With the release of Ubuntu Lucid Lynx, the use of an encrypted /home is becoming a pretty common and simple to setup thing. This is good news for privacy reasons obviously. The next step which a lot of users are reluctant to accomplish is the use of an encrypted swap. One of the most obvious reasons is that in most cases it breaks the suspend and hibernate functions.
Here is a little HOWTO on how to switch from normal swap to encrypted swap and back. That way, when you need a secure laptop (trip to a conference, or situtation with risk of theft) you can active it, and then deactivate it when you're at home for example.
Turn it off

The idea is to turn off swap, remove the ecryptfs layer, reformat your partition with normal swap and enable it. We use sda5 as an example for the swap partition, please use your own (fdisk -l will tell you which swap partition you are using - or in /etc/crypttab)

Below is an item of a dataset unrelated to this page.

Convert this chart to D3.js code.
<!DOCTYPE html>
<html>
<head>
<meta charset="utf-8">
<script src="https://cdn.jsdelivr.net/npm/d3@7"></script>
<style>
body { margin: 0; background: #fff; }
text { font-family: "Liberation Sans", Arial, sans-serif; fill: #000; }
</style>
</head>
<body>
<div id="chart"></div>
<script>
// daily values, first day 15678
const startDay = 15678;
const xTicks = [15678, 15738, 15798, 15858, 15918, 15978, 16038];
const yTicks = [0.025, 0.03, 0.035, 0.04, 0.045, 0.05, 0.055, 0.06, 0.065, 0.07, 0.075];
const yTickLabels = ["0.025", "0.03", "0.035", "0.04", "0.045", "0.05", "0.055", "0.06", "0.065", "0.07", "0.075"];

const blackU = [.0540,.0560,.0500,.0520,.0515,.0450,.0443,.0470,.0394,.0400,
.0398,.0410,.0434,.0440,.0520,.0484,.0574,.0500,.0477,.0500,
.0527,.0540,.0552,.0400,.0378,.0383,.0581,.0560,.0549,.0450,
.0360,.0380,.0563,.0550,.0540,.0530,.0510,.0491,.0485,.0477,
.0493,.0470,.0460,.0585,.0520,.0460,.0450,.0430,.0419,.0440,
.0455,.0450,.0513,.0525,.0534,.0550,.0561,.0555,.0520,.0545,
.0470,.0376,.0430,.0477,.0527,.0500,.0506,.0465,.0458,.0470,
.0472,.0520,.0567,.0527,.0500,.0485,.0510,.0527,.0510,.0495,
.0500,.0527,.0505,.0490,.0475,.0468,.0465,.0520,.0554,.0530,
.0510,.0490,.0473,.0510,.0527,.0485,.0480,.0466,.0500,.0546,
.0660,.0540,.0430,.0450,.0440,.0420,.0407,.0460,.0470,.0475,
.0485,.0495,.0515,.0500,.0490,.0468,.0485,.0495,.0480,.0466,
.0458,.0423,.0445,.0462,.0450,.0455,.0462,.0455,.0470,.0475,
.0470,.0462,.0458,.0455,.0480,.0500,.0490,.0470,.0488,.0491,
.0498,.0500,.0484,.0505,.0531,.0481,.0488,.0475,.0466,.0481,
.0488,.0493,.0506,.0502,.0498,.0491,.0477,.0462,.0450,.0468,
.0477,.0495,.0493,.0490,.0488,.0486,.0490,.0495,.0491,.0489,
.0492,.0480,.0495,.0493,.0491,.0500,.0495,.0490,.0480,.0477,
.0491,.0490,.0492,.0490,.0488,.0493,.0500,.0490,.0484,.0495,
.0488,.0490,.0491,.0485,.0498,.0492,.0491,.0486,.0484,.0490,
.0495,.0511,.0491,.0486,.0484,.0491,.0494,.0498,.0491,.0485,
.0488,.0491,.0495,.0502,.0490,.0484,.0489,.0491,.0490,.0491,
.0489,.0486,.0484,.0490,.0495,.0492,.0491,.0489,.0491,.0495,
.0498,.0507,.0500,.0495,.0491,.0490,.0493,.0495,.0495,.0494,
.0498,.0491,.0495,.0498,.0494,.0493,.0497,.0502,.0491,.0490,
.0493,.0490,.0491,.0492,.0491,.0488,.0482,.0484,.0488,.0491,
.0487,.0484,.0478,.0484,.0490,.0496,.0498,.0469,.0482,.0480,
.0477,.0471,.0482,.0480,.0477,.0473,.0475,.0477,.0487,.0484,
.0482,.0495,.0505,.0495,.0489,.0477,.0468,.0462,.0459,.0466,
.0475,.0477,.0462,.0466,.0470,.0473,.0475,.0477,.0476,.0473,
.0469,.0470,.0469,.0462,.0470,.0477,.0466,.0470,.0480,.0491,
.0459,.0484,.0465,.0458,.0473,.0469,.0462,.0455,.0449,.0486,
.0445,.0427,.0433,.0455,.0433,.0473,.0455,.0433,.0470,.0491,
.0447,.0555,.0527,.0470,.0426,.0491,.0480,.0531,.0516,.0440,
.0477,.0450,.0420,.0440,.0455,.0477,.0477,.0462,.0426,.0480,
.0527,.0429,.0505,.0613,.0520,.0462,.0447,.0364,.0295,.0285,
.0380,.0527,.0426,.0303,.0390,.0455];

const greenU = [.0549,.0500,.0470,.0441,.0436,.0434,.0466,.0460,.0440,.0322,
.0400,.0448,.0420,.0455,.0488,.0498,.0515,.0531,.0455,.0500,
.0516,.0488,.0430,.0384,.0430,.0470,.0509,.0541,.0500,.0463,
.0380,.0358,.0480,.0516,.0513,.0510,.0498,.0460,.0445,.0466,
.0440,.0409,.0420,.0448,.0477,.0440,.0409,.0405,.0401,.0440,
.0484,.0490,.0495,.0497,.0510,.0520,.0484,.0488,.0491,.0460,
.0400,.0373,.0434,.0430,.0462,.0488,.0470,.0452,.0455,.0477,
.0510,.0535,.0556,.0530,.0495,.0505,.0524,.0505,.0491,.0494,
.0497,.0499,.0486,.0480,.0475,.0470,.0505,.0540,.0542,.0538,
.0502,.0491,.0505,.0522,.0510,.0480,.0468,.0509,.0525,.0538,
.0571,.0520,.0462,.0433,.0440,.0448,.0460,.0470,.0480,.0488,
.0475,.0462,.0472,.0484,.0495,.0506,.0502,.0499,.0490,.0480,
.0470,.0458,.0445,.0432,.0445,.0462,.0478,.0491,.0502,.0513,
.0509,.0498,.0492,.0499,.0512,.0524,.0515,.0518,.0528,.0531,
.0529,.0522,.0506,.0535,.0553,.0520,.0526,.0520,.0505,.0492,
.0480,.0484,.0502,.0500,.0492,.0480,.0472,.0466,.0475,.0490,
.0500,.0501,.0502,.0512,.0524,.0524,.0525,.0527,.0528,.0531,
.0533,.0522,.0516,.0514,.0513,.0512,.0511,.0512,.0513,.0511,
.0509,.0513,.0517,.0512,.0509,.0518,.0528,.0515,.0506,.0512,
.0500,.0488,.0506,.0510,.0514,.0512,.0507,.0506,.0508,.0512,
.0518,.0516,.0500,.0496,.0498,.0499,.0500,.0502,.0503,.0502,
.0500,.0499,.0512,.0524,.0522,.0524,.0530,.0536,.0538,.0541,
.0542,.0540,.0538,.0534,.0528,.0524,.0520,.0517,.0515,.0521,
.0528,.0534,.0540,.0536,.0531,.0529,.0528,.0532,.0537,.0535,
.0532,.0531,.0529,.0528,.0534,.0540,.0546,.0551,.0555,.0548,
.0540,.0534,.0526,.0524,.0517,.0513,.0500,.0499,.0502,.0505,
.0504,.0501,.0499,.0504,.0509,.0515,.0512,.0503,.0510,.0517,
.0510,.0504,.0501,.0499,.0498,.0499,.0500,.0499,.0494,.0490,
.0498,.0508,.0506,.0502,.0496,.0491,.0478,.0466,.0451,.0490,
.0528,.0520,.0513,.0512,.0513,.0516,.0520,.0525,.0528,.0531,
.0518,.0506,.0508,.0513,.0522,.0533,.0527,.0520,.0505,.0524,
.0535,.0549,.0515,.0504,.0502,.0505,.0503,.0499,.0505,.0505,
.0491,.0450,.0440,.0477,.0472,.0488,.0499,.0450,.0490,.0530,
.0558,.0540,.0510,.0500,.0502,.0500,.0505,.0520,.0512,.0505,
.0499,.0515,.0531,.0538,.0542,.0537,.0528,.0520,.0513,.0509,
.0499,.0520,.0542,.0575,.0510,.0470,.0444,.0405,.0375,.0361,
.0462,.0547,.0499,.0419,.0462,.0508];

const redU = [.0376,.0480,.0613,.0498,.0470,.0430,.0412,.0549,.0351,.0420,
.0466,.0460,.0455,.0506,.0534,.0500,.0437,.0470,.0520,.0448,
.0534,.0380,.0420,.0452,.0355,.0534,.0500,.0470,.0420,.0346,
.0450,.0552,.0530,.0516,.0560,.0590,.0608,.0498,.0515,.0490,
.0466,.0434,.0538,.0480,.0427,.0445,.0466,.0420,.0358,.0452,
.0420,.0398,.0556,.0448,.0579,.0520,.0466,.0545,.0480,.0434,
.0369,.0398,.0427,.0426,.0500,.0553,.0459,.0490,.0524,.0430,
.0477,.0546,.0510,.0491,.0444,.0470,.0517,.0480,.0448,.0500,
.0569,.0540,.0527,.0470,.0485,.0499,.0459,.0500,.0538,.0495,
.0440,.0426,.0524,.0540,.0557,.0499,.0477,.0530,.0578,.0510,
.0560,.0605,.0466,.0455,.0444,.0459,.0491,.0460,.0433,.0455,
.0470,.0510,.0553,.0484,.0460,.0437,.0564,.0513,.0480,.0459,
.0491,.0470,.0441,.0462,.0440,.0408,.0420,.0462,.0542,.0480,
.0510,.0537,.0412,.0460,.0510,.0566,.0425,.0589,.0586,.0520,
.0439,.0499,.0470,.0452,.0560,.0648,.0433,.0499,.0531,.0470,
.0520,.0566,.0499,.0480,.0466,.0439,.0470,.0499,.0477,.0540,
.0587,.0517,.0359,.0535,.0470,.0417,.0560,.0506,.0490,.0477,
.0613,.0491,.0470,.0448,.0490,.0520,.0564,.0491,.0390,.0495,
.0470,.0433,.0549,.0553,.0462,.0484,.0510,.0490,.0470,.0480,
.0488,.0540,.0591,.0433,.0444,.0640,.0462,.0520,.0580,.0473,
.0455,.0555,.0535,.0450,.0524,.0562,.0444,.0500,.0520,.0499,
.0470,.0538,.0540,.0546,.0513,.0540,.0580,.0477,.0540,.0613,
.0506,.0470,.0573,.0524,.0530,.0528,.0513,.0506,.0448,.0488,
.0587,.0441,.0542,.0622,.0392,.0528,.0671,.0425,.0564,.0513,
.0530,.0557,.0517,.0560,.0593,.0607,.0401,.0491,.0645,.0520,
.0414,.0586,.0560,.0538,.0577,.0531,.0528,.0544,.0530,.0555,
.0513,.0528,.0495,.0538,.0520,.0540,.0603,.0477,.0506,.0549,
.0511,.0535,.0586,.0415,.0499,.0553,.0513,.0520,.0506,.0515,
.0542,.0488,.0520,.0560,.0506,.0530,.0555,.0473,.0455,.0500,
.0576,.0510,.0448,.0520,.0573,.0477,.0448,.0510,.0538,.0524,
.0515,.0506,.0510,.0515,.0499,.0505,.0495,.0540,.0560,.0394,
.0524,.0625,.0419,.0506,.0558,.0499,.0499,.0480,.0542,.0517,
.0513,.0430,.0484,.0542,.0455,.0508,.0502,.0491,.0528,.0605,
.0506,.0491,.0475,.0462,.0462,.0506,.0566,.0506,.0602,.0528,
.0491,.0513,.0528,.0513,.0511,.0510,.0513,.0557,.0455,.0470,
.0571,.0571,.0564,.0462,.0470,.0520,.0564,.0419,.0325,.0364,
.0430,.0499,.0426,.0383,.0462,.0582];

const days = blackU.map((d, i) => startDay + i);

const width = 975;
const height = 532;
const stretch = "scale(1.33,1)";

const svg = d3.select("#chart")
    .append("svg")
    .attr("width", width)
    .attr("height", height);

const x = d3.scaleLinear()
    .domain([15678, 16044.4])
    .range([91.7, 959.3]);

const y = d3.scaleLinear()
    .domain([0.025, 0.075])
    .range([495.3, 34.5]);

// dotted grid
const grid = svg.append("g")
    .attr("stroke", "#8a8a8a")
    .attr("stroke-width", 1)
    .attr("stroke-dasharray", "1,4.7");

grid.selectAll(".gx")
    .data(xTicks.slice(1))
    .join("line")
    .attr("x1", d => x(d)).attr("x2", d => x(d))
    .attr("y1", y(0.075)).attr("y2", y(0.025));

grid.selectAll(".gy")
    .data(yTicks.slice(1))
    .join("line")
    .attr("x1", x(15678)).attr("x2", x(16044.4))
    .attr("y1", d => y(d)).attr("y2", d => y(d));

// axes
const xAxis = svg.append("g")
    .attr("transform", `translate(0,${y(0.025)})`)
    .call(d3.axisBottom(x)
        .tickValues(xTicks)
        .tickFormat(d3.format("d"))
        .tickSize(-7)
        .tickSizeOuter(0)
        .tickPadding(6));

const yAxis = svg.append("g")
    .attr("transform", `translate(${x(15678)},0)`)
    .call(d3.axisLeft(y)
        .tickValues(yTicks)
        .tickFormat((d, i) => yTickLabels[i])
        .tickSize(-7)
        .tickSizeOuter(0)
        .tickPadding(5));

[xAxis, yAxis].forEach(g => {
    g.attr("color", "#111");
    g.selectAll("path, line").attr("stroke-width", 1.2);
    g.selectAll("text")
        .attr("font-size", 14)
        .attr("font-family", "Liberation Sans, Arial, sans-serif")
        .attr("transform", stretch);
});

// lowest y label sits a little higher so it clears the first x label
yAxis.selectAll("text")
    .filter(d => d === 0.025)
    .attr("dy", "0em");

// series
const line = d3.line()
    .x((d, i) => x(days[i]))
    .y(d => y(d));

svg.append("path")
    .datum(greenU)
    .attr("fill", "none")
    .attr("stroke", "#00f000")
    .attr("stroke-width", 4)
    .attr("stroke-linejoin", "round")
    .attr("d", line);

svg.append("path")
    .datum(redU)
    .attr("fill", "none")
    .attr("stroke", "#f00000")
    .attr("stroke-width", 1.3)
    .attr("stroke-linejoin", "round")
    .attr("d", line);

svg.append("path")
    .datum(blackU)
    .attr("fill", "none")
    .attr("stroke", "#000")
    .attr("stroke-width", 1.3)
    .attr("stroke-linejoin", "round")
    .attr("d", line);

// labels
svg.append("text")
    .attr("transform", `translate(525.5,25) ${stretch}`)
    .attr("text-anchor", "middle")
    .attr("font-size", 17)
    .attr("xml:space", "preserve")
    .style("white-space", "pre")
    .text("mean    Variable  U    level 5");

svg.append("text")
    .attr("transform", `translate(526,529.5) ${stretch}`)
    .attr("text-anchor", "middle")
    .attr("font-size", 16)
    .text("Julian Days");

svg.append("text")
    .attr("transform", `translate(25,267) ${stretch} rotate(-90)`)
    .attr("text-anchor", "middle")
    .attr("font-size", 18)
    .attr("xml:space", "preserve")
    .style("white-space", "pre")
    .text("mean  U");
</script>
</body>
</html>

sudo swapoff -a sudo cryptsetup remove /dev/mapper/cryptswap1 sudo vim /etc/crypttab *remove the /dev/sda5 line* sudo /sbin/mkswap /dev/sda5 sudo swapon /dev/sda5 sudo vim /etc/fstab *replace /dev/mapper/cryptswap1 with /dev/sda5*
If this is is useful, you can probably stick it in a script to turn on and off... maybe we could get an ecryptfs-unsetup-swap into ecryptfs.
Comments
please dont't try this with ubuntu 11.10 - the creation of an unencrypted swap file works, but not resuming. I'm locked out...
When you do the ecryptfs-setup-swap, you should make sure you have enough free memory to briefly go without swap, because swap gets turned off during that process. Thanks for the post.
Great article! I tried it in Ubuntu 11.10 and it worked fine.
I've added it to my snippets collection: http://codenachos.com/view/ubuntu-enable-and-disable-swap-encryption
You do not need this how-to for Ubuntu 11.04 or later. They automatically encrypt the swap if you choose to have an encrypted home folder.